On Wed, Apr 17, 2002 at 04:28:03PM -0400, mlw wrote:
> Oracle has a cost based optimizer, and they allow you to override
> it, offer hints as to what it should do, or use the rules based
> optimizer. They know that a cost based optimizer can not generate
> the best query all the time.
Oracle's the wrong competition to cite here. IBM's optimiser and
planner in DB2 is rather difficult to override; IBM actively
discourages doing so. That's because it's the best there is. It's
_far_ better than Oracle's, and has ever been so. It just about
_always_ gets it right. Without presuming to speak for him, I'd
suggest that Tom probably wants to get the planner to that level,
rather than adding band-aids.
> I say it is obvious it can never know enough, since statistics are
Enough for what? The idea is that the statistics will get you the
best-bet plan. You're trying to redefine what the best bet is; and
Tom and others have suggested that a simple rule of thumb, "All else
being more or less equal, prefer an index," is not a good one.

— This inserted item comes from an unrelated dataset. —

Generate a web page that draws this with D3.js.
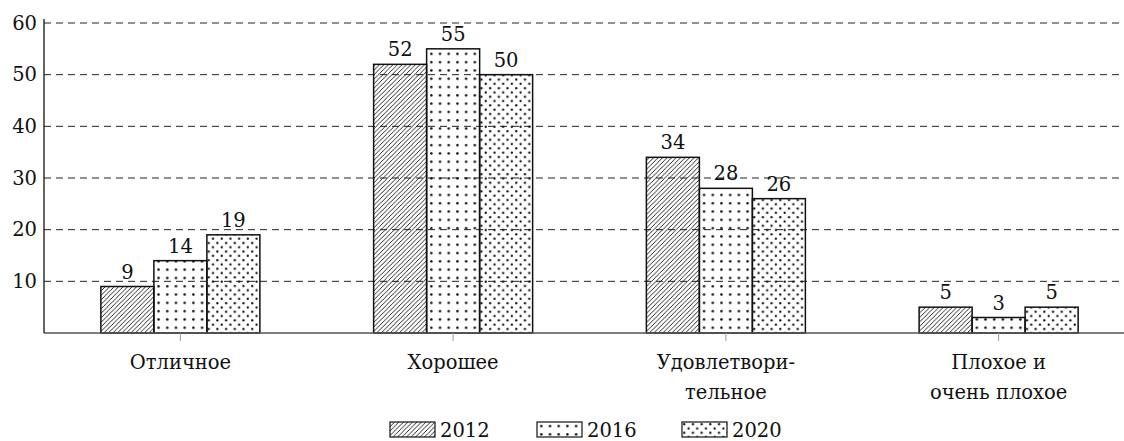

> Now, given the choice of the two strategies on a table, both pretty
> close to one another, the risk of poor performance for using the
> index scan is minimal based on the statistics, but the risk of poor
> performance for using the sequential scan is quite high on a large
> table.
I thought that's what the various cost estimates were there to cover.
If this is all you're saying, then the feature is already there.